● TO DO: Reply only with how many lines contain the word "Output".

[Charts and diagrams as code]
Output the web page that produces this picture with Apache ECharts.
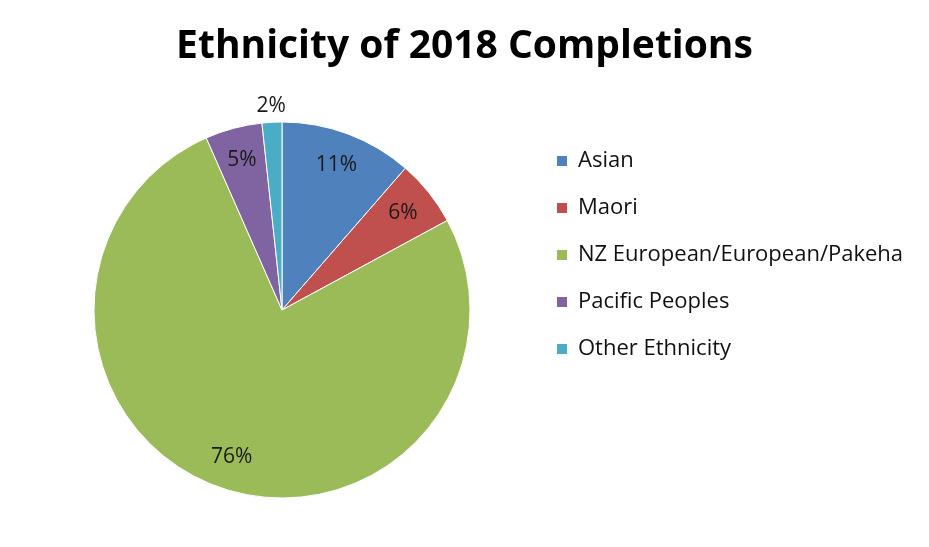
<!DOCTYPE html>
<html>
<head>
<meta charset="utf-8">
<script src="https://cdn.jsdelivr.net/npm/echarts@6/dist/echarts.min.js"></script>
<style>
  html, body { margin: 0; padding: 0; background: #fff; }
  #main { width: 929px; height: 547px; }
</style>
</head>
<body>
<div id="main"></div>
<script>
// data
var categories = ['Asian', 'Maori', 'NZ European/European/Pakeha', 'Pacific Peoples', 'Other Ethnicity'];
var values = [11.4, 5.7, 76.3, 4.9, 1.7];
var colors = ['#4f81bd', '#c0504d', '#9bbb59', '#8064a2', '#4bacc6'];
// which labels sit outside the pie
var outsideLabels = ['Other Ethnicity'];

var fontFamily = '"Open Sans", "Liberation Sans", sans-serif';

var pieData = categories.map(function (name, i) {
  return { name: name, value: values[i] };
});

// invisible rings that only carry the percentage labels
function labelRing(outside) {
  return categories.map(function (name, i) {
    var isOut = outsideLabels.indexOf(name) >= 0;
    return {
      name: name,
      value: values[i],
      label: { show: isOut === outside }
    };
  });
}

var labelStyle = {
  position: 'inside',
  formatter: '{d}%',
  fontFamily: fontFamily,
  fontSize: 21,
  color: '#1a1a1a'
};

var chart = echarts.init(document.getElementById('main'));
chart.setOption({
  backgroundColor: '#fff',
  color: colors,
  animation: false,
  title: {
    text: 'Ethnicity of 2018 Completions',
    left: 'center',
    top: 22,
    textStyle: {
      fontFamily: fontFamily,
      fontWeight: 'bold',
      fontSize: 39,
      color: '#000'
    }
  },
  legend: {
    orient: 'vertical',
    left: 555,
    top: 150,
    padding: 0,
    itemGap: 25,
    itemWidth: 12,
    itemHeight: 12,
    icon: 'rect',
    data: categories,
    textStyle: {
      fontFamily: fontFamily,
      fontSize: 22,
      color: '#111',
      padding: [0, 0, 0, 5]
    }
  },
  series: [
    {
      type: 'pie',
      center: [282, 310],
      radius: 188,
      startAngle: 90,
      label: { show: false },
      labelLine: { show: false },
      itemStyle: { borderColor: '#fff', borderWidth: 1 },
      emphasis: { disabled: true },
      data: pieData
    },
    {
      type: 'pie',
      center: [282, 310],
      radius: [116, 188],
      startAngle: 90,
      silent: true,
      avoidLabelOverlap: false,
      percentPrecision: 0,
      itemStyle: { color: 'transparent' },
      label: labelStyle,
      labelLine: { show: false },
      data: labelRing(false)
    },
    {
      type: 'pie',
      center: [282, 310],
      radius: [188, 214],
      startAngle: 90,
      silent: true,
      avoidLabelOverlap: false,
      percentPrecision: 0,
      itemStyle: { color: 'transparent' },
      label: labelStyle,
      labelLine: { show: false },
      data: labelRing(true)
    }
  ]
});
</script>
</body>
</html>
...
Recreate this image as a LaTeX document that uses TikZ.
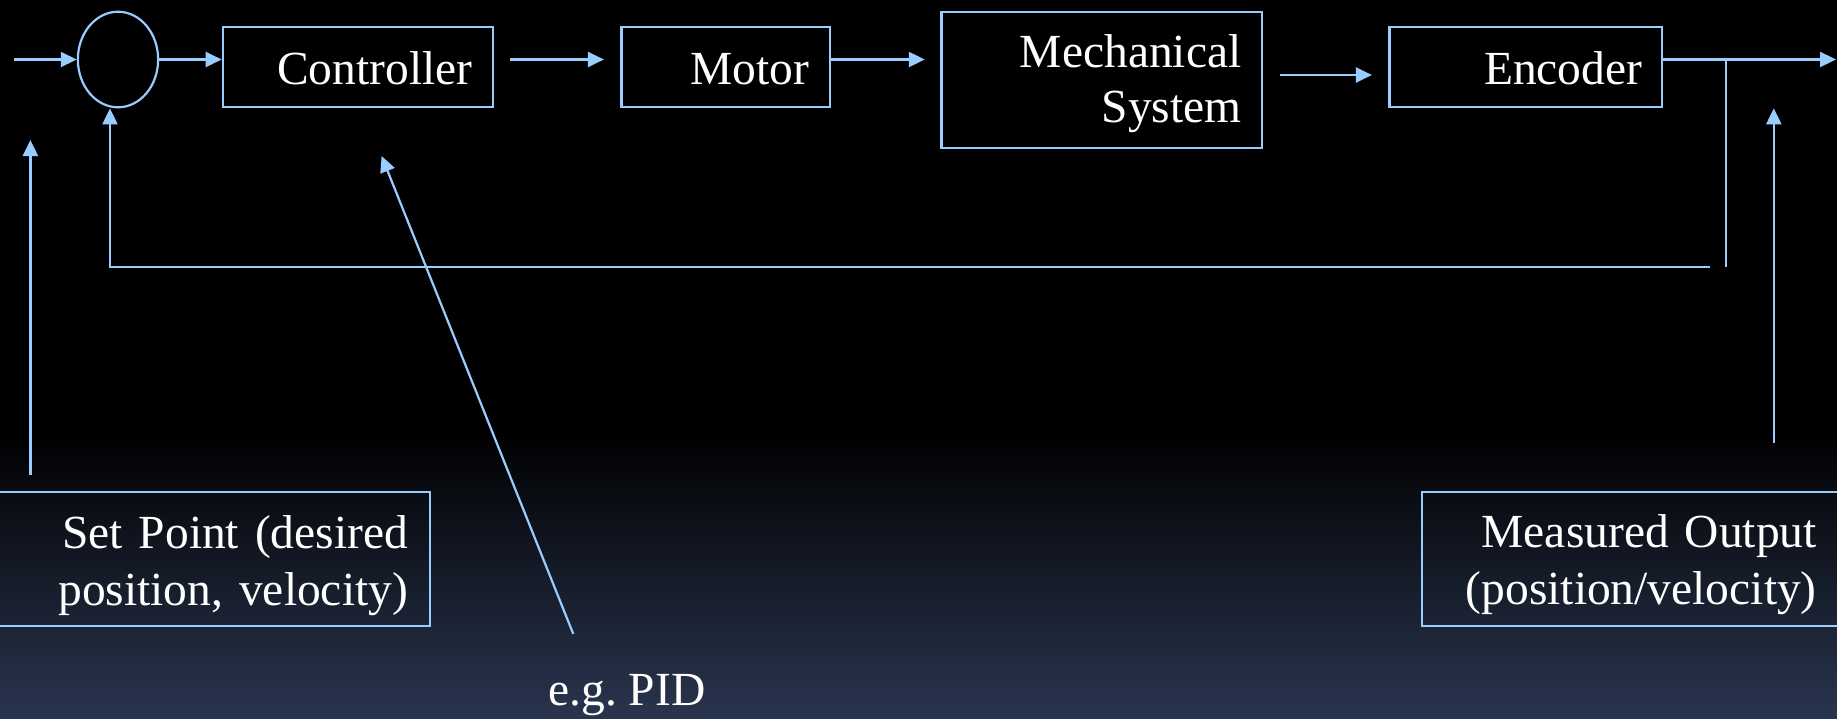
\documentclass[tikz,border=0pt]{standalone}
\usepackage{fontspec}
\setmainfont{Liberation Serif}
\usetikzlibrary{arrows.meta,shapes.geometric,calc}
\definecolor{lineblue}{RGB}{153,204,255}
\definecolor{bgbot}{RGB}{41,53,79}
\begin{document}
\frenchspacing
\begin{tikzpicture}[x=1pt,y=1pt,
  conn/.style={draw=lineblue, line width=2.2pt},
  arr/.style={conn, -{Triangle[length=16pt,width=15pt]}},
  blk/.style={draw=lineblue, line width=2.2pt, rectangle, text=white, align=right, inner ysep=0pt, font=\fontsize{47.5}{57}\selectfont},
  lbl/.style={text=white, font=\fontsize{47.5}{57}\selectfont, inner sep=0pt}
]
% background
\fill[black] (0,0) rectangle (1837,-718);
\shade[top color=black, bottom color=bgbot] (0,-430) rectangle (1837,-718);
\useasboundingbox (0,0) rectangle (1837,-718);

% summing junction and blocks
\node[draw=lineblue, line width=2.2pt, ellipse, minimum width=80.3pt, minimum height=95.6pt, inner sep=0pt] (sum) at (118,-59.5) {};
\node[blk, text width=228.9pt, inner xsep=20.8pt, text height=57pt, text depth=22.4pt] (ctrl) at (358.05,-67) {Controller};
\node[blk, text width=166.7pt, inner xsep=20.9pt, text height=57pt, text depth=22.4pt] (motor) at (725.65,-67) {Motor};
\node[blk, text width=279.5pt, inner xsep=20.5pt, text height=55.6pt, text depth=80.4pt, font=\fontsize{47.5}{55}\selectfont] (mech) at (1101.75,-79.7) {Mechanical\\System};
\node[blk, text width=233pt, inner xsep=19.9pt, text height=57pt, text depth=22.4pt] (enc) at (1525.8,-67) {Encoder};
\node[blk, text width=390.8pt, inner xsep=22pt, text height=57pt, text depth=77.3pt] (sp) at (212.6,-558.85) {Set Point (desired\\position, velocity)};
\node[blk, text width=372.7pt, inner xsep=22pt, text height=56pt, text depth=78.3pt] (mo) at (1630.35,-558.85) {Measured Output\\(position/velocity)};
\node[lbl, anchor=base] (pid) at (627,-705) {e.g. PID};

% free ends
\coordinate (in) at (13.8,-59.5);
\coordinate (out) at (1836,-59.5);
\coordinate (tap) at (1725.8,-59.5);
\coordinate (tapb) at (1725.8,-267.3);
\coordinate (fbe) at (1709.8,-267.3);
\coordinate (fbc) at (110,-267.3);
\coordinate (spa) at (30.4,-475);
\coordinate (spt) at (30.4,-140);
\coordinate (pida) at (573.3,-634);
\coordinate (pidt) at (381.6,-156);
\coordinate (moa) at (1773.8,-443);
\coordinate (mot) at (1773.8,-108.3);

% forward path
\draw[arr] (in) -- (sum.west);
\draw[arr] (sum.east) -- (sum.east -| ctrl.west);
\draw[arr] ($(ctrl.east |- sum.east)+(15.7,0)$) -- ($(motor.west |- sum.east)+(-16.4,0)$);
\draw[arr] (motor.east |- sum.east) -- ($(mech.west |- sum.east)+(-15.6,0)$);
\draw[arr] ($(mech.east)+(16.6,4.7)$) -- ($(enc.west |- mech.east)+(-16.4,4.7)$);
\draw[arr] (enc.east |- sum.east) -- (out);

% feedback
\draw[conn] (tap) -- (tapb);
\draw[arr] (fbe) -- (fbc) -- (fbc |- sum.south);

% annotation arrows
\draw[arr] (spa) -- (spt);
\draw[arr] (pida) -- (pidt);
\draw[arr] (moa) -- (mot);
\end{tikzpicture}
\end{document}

● REPLY TO THE EXERCISE: 2